Thunukkai Divisional Council (துணுக்காய் பிரதேச சபை Tuṇukkāy Piratēca Capai; TDC) is the local authority for Thunukkai DS Division in northern Sri Lanka. TDC is responsible for providing a variety of local public services including roads, sanitation, drains, housing, libraries, public parks and recreational facilities. It has 9 members elected using the open list proportional representation system.

==History==
In 1987 there was a major re-organisation of local government in Sri Lanka. District Development Councils were abolished and replaced by Divisional Councils (Pradeshiya Sabha or Pradesha Sabhai). The Pradeshiya Sabha Act No. 15 of 1987 was passed by Parliament on 15 April 1987 and on 1 January 1988 257 Divisional Councils started functioning. The Divisional Councils were generally commensurate with their namesake Divisional Secretary's Divisions. Thunukkai Divisional Council was established as the local authority for Thunukkai DS Division. However, according to the pro-LTTE TamilNet, the Sri Lankan government had suspended all local government in the north and east of the country in 1983 using emergency regulations. The civil war prevented elections from being held for TDC until 2011 as the LTTE did not hold elections when it controlled the area.

In March 1994 elections were held in the east and in Vavuniya in the north. However, elections weren't held in other areas of the north, including the Jaffna Peninsula, because most of these areas were at that time controlled by the rebel Tamil Tigers. In August 1995 the Sri Lankan military launched an offensive to recapture the Jaffna Peninsula. By December 1995 the military had captured most of the Valikamam region of the peninsula, including the city of Jaffna. By 16 May 1996 the military had recaptured the entire peninsula. In late 1996 the government announced elections would be held for 23 local authorities in Jaffna District, Kilinochchi District, Mannar District and Vavuniya District but following opposition from Tamil political parties postponed them. On 3 December 1997 the government announced that elections would be held for the 17 local authorities on the Jaffna Peninsula. The elections were held on 29 January 1998.

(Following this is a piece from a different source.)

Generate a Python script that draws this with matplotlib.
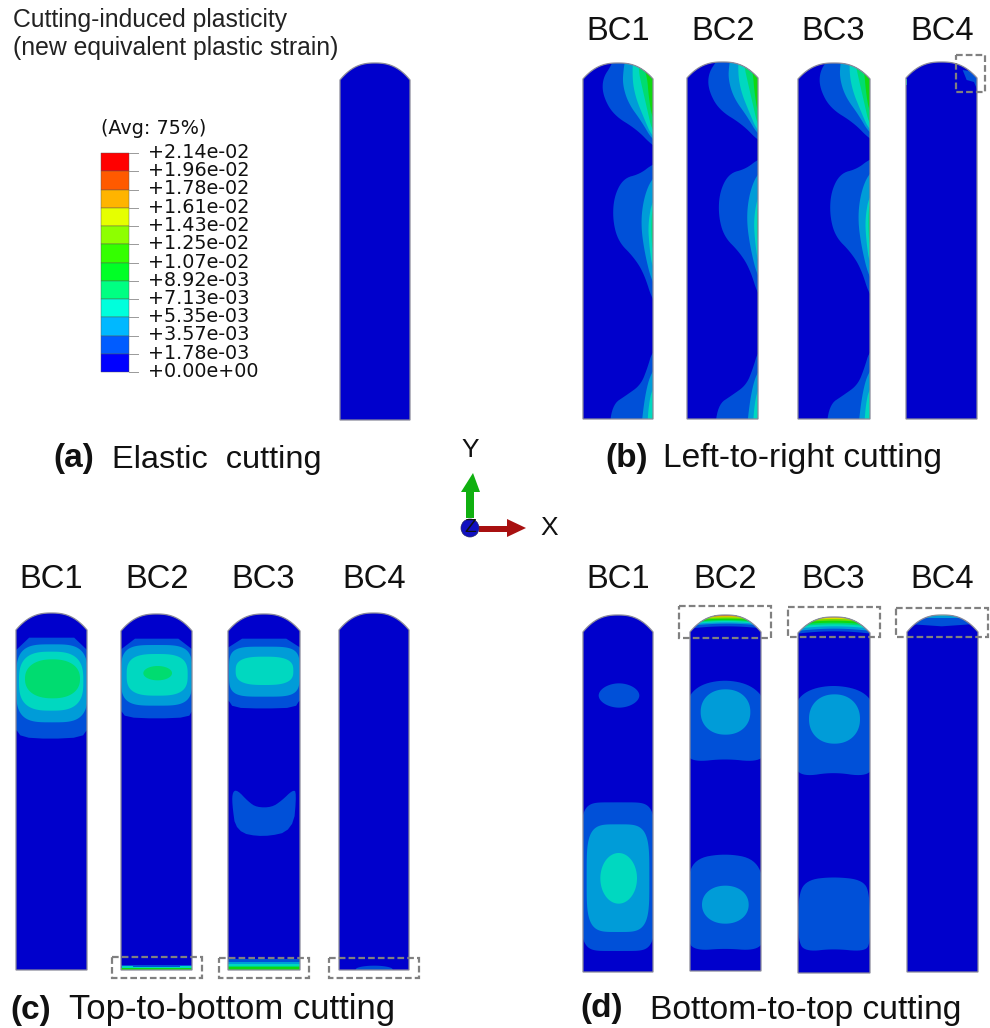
import numpy as np
import matplotlib
matplotlib.use("Agg")
import matplotlib.pyplot as plt
from matplotlib.patches import Polygon, Rectangle, Circle

W, H = 990, 1028
BASE = "#0000CC"
LEVELS = ["#0000CC", "#0050D8", "#009CD8", "#00D8C0", "#00DC70", "#10D810",
          "#70DC00", "#DCDC00", "#E88000", "#C83010"]
legend_colors = ["#FF0000", "#FF5A00", "#FFB400", "#E6FF00", "#8EFF00", "#34FF00",
                 "#00FF26", "#00FF82", "#00FFDC", "#00B8FF", "#005CFF", "#0000FF"]
legend_labels = ["+2.14e-02", "+1.96e-02", "+1.78e-02", "+1.61e-02", "+1.43e-02",
                 "+1.25e-02", "+1.07e-02", "+8.92e-03", "+7.13e-03", "+5.35e-03",
                 "+3.57e-03", "+1.78e-03", "+0.00e+00"]
bc_names = ["BC1", "BC2", "BC3", "BC4"]

# Specimen outlines in image pixels: x0, x1, dome top, shoulder, bottom
spec_a = (340, 410, 63, 80, 420)
specs_b = [(583, 653, 63, 79, 419), (687, 758, 62, 78, 419),
           (798, 870, 63, 79, 419), (906, 977, 62, 78, 419)]
specs_c = [(16, 87, 613, 630, 970), (121, 192, 614, 631, 970),
           (228, 300, 614, 631, 970), (339, 409, 613, 630, 970)]
specs_d = [(583, 653, 615, 632, 972), (690, 761, 615, 632, 971),
           (798, 870, 617, 633, 973), (907, 978, 615, 632, 972)]

# Contour control polygons in 3x crop coordinates: (level, points)
b_top = [
    (1, [(300, 345), (248, 318), (200, 268), (130, 225), (98, 165), (98, 115), (125, 75), (145, 20), (300, 20)]),
    (2, [(300, 330), (248, 302), (215, 245), (175, 190), (158, 135), (160, 90), (172, 20), (300, 20)]),
    (3, [(300, 320), (248, 295), (220, 230), (196, 170), (186, 110), (192, 20), (300, 20)]),
    (4, [(300, 310), (248, 280), (232, 210), (216, 140), (205, 90), (208, 20), (300, 20)]),
    (5, [(300, 270), (248, 245), (236, 170), (232, 115), (220, 78), (220, 40), (300, 40)]),
]
b_mid = [
    (1, [(300, 355), (248, 372), (210, 402), (160, 415), (132, 470), (128, 540), (145, 605), (190, 650), (222, 700), (250, 790), (300, 830)]),
    (2, [(300, 380), (248, 410), (222, 470), (212, 550), (224, 640), (248, 735), (300, 800)]),
    (3, [(300, 440), (248, 475), (234, 550), (238, 620), (248, 690), (300, 740)]),
    (4, [(300, 460), (248, 495), (243, 560), (248, 645), (300, 690)]),
]
b_bot = [
    (1, [(300, 900), (248, 930), (232, 985), (212, 1035), (170, 1065), (125, 1095), (116, 1200), (300, 1200)]),
    (2, [(300, 950), (248, 985), (225, 1060), (210, 1200), (300, 1200)]),
    (3, [(300, 1000), (248, 1040), (235, 1100), (230, 1200), (300, 1200)]),
    (4, [(300, 1050), (248, 1090), (244, 1200), (300, 1200)]),
]
b_shift = [(0, 0, 0), (317, -15, -15), (651, -20, -15)]
b4_regions = [
    (1, [(1178, 90), (1190, 120), (1212, 126), (1222, 150), (1245, 100)]),
    (3, [(1000, 118), (1012, 118), (1012, 135), (1000, 135)]),
]

# Panel (c): superellipse blobs (specimen, level, x0, x1, y0, y1, exponent)
c_blobs = [
    (0, 2, 48, 264, 163, 397, 3.6), (0, 3, 57, 250, 185, 362, 2.9), (0, 4, 75, 240, 208, 325, 2.3),
    (1, 2, 363, 577, 165, 347, 3.8), (1, 3, 380, 563, 192, 317, 3.0), (1, 4, 430, 516, 228, 271, 2.0),
    (2, 2, 687, 899, 170, 320, 4.2), (2, 3, 707, 880, 200, 285, 2.9),
    (3, 1, 1067, 1178, 1127, 1150, 2.0),
]
# Panel (c): straight polygons (specimen, level, points, corner cuts)
c_polys = [
    (0, 1, [(20, 143), (290, 143), (290, 400), (262, 418), (245, 442), (150, 447), (65, 442), (48, 418), (20, 400)], 1),
    (1, 1, [(340, 146), (600, 146), (600, 345), (577, 362), (565, 382), (470, 386), (378, 382), (363, 362), (340, 345)], 1),
    (2, 1, [(660, 146), (925, 146), (925, 315), (899, 330), (885, 353), (790, 356), (700, 353), (685, 330), (660, 315)], 1),
    (2, 1, [(696, 640), (698, 605), (712, 600), (745, 635), (770, 652), (815, 652), (845, 632), (878, 600), (890, 606), (880, 722), (790, 742), (708, 726)], 2),
    (1, 1, [(355, 1125), (585, 1125), (585, 1145), (355, 1145)], 0),
    (1, 3, [(400, 1130), (540, 1130), (540, 1145), (400, 1145)], 0),
    (1, 3, [(365, 1128), (400, 1128), (400, 1145), (365, 1145)], 0),
    (1, 3, [(540, 1128), (576, 1128), (576, 1145), (540, 1145)], 0),
    (1, 5, [(355, 1134), (585, 1134), (585, 1145), (355, 1145)], 0),
    (2, 1, [(680, 1107), (905, 1107), (905, 1145), (680, 1145)], 0),
    (2, 2, [(680, 1116), (905, 1116), (905, 1145), (680, 1145)], 0),
    (2, 3, [(680, 1122), (905, 1122), (905, 1145), (680, 1145)], 0),
    (2, 4, [(680, 1128), (905, 1128), (905, 1145), (680, 1145)], 0),
    (2, 5, [(680, 1131), (905, 1131), (905, 1145), (680, 1145)], 0),
]

# Panel (d)
d_blobs = [
    (0, 1, 86, 208, 280, 353, 1.9), (0, 1, 32, 256, 637, 1083, 6.0), (0, 2, 50, 238, 703, 1026, 4.2),
    (0, 3, 91, 201, 789, 941, 2.0),
    (1, 2, 392, 541, 298, 434, 2.15), (1, 2, 396, 536, 887, 1001, 2.1),
    (2, 2, 717, 870, 313, 461, 2.15),
]
d_polys = [
    (1, 1, [(345, 335), (385, 285), (465, 268), (545, 285), (590, 335), (590, 490), (560, 516), (465, 506), (372, 516), (345, 490)], 3),
    (1, 1, [(350, 880), (372, 806), (465, 790), (556, 806), (585, 880), (585, 1055), (553, 1082), (465, 1075), (380, 1082), (350, 1055)], 3),
    (2, 1, [(670, 345), (710, 300), (790, 284), (875, 300), (915, 345), (915, 530), (885, 560), (790, 546), (700, 560), (670, 530)], 3),
    (2, 1, [(684, 1060), (684, 920), (708, 870), (790, 860), (882, 870), (900, 920), (902, 1060), (882, 1085), (790, 1076), (712, 1085)], 3),
    (3, 1, [(1015, 102), (1115, 109), (1215, 102), (1180, 60), (1050, 60)], 0),
    (3, 2, [(1050, 85), (1180, 85), (1180, 60), (1050, 60)], 0),
    (3, 3, [(1075, 79), (1150, 79), (1150, 60), (1075, 60)], 0),
]
# Dome bands in crop coordinates: lower y of each level
d2_dome = [(1, 112), (2, 104), (3, 100), (4, 96), (5, 93), (6, 89), (7, 85), (8, 82), (9, 79)]
d3_dome = [(1, 127), (2, 119), (3, 112), (4, 106), (5, 101), (6, 95), (7, 90), (8, 85)]

# Dashed boxes in crop coordinates: x0, y0, x1, y1
b_boxes = [(1157, 45, 1245, 157)]
c_boxes = [(335, 1102, 605, 1163), (657, 1104, 928, 1164), (987, 1104, 1257, 1164)]
d_boxes = [(327, 48, 604, 143), (655, 52, 931, 142), (978, 53, 1255, 142)]

OFF_B = (570, 40)
OFF_C = (0, 590)
OFF_D = (570, 590)

fig = plt.figure(figsize=(W / 100, H / 100), dpi=100)
ax = fig.add_axes([0, 0, 1, 1])
ax.set_xlim(0, W)
ax.set_ylim(H, 0)
ax.axis("off")


def to_px(pts, off):
    return np.asarray(pts, float) / 3.0 + np.asarray(off, float)


def chaikin(p, iters):
    p = np.asarray(p, float)
    for _ in range(iters):
        q = np.roll(p, -1, axis=0)
        p = np.column_stack([0.75 * p + 0.25 * q, 0.25 * p + 0.75 * q]).reshape(-1, 2)
    return p


def superellipse(x0, x1, y0, y1, e):
    t = np.linspace(0, 2 * np.pi, 120, endpoint=False)
    c, s = np.cos(t), np.sin(t)
    return np.column_stack([(x0 + x1) / 2 + (x1 - x0) / 2 * np.sign(c) * np.abs(c) ** (2 / e),
                            (y0 + y1) / 2 + (y1 - y0) / 2 * np.sign(s) * np.abs(s) ** (2 / e)])


def specimen(spec):
    x0, x1, top, sh, bot = spec
    h = sh - top
    xs = np.linspace(x0, x1, 70)
    u = (xs - (x0 + x1) / 2) / ((x1 - x0) / 2)
    ys = top + h * np.abs(u) ** 2.5
    pts = np.vstack([np.column_stack([xs, ys]), [x1, bot], [x0, bot]])
    patch = Polygon(pts, closed=True, fc=BASE, ec="none", zorder=2)
    ax.add_patch(patch)
    return patch, pts


def outline(pts):
    ax.add_patch(Polygon(pts, closed=True, fc="none", ec="#8a8a9a", lw=0.9, zorder=6))


def fill(level, poly, clip):
    p = Polygon(poly, closed=True, fc=LEVELS[level], ec="none", zorder=3 + level * 0.01)
    ax.add_patch(p)
    p.set_clip_path(clip)


def dashed(boxes, off):
    for x0, y0, x1, y1 in boxes:
        (a, b), (c, d) = to_px([(x0, y0), (x1, y1)], off)
        ax.add_patch(Rectangle((a, b), c - a, d - b, fc="none", ec="#808080", lw=1.6,
                               ls=(0, (3, 1.4)), zorder=7))


# Panel (a)
patch, pts = specimen(spec_a)
outline(pts)

# Panel (b)
for i, spec in enumerate(specs_b):
    patch, pts = specimen(spec)
    if i < 3:
        dx, dy_top, dy_mid = b_shift[i]
        for group, dy in ((b_top, dy_top), (b_mid, dy_mid), (b_bot, 0)):
            for level, raw in group:
                moved = [(x + dx, y + dy) for x, y in raw]
                fill(level, chaikin(to_px(moved, OFF_B), 3), patch)
    else:
        for level, raw in b4_regions:
            fill(level, to_px(raw, OFF_B), patch)
    outline(pts)
dashed(b_boxes, OFF_B)


def draw_panel(specs, polys, blobs, off):
    made = [specimen(s) for s in specs]
    for idx, level, raw, cuts in polys:
        fill(level, chaikin(to_px(raw, off), cuts), made[idx][0])
    for idx, level, x0, x1, y0, y1, e in blobs:
        fill(level, to_px(superellipse(x0, x1, y0, y1, e), off), made[idx][0])
    return made


# Panel (c)
made_c = draw_panel(specs_c, c_polys, c_blobs, OFF_C)
for _, pts in made_c:
    outline(pts)
dashed(c_boxes, OFF_C)

# Panel (d)
made_d = draw_panel(specs_d, d_polys, d_blobs, OFF_D)
for bands, idx, xa, xb in ((d2_dome, 1, 350, 590), (d3_dome, 2, 675, 910)):
    xc = (xa + xb) / 2
    xs = np.linspace(xa, xb, 30)
    for level, yb in bands:
        lower = yb + 8 * ((xs - xc) / (xb - xc)) ** 2 - 3
        band = np.vstack([[(xa, 50), (xb, 50)], np.column_stack([xs, lower])[::-1]])
        fill(level, to_px(band, OFF_D), made_d[idx][0])
for _, pts in made_d:
    outline(pts)
dashed(d_boxes, OFF_D)

# Legend
LEG = "DejaVu Sans"
bar_x, bar_w, bar_top, bar_bot = 101, 28, 153, 372
edges = np.linspace(bar_top, bar_bot, len(legend_colors) + 1)
for c, y0, y1 in zip(legend_colors, edges[:-1], edges[1:]):
    ax.add_patch(Rectangle((bar_x, y0), bar_w, y1 - y0, fc=c, ec="#555555", lw=0.3, zorder=3))
tick_y = np.linspace(bar_top, bar_bot, len(legend_labels))
for lab, y in zip(legend_labels, tick_y):
    ax.plot([bar_x + bar_w, 138], [y, y], color="#999999", lw=0.7, zorder=3)
    ax.text(148, y - 0.5, lab, fontsize=13.8, family=LEG, color="#111111", va="center", ha="left")
ax.text(101, 129, "(Avg: 75%)", fontsize=13.8, family=LEG, color="#111111", va="center", ha="left")

SANS = "Liberation Sans"
ax.text(13, 20, "Cutting-induced plasticity", fontsize=17.8, family=SANS, color="#222222", va="center")
ax.text(13, 48, "(new equivalent plastic strain)", fontsize=17.8, family=SANS, color="#222222", va="center")

# BC headings
for xs, y in (((618, 723, 833, 942), 31), ((51, 157, 263, 374), 579), ((618, 725, 833, 942), 579)):
    for name, x in zip(bc_names, xs):
        ax.text(x, y, name, fontsize=23.5, family=SANS, color="#111111", ha="center", va="center")

# Panel captions
caption_letters = [("(a)", 53, 458), ("(b)", 605, 458), ("(c)", 10, 1010), ("(d)", 580, 1009)]
caption_texts = [("Elastic  cutting", 112, 460, 23.4), ("Left-to-right cutting", 663, 459, 24.1),
                 ("Top-to-bottom cutting", 69, 1010, 25), ("Bottom-to-top cutting", 650, 1010, 24.2)]
for s, x, y in caption_letters:
    ax.text(x, y, s, fontsize=24, family=SANS, weight="bold", color="#111111", va="center")
for s, x, y, size in caption_texts:
    ax.text(x, y, s, fontsize=size, family=SANS, color="#111111", va="center")

# Axis triad
ax.add_patch(Polygon([(466, 518), (466, 492), (461, 492), (473, 473), (480, 492), (474, 492), (474, 518)],
                     closed=True, fc="#10B010", ec="none", zorder=5))
ax.add_patch(Polygon([(479, 526), (507, 526), (507, 519), (526, 528), (507, 537), (507, 532), (479, 532)],
                     closed=True, fc="#A81010", ec="none", zorder=5))
ax.add_patch(Circle((470, 528), 9, fc="#1010C0", ec="#222266", lw=0.5, zorder=6))
ax.text(470, 527, "Z", fontsize=14, family=SANS, color="#111111", ha="center", va="center", zorder=7)
ax.text(470, 450, "Y", fontsize=19, family=SANS, color="#111111", ha="center", va="center")
ax.text(549, 528, "X", fontsize=19, family=SANS, color="#111111", ha="center", va="center")

fig.savefig("out.png", dpi=100)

On 1 January 2002 local authority elections were called for the entire country. It was later announced that elections would be held on 25 March 2002 in the north and east, and on 20 March 2002 in the rest of the country. The normal life term of Sri Lankan local government bodies is four years. On 21 March 2002 the Election Commissioner announced that the elections in the north and east, except for eight local authorities in Ampara District, had been postponed until 25 September 2002. On 17 September 2002 elections in the north and east were postponed, for a second time, until 25 June 2003. In June 2003 elections in the north and east were postponed, for a third time, until 24 January 2004. In January 2004 elections in the north and east, except for local authorities in Ampara District, were postponed, for a fourth time, until 23 October 2004.

On 27 January 2006 local authority elections were called for the entire country. It was later announced that elections would be held on 30 March 2006 across the entire country. The Election Commissioner subsequently postponed the elections in the north and Batticaloa District until 30 September 2006. On 23 September 2006 elections in the north and Batticaloa District were postponed until 30 June 2007.

==Election results==

===2011 local government election===
Results of the local government election held on 23 July 2011:

| Alliances and parties |  | Votes | % | Seats |
|---|---|---|---|---|
|  | Tamil National Alliance (EPRLF (S), ITAK, PLOTE, TELO, TULF) | 2,198 | 71.69% | 7 |
|  | Citizen's Front (Citizen's Front, EPDP, SLFP et al.) | 847 | 27.63% | 2 |
|  | United National Party | 21 | 0.68% | 0 |
| Valid Votes |  | 3,066 | 100.00% | 9 |
| Rejected Votes |  | 335 |  |  |
| Total Polled |  | 3,401 |  |  |
| Registered Electors |  | 5,227 |  |  |
| Turnout |  | 65.07% |  |  |

The following candidates were elected: Sellaiah Amirthalingam (TNA); Thiyagu Jeyarasa (TNA); Veerakathi Rasaraththinam (TNA); Sabaratnam Selvaratnam (TNA); Thangarajah Sivakolunthu (UPFA); Thankavel Sivakumaran (UPFA); Nageswaran Sujanthan (TNA); Paramalingam Thavamohan (TNA); and Visuvalingam Yogalingam (TNA).

Veerakathi Rasaraththinam (TNA) and Sabaratnam Selvaratnam (TNA) were appointed Chairman and Deputy Chairman respectively.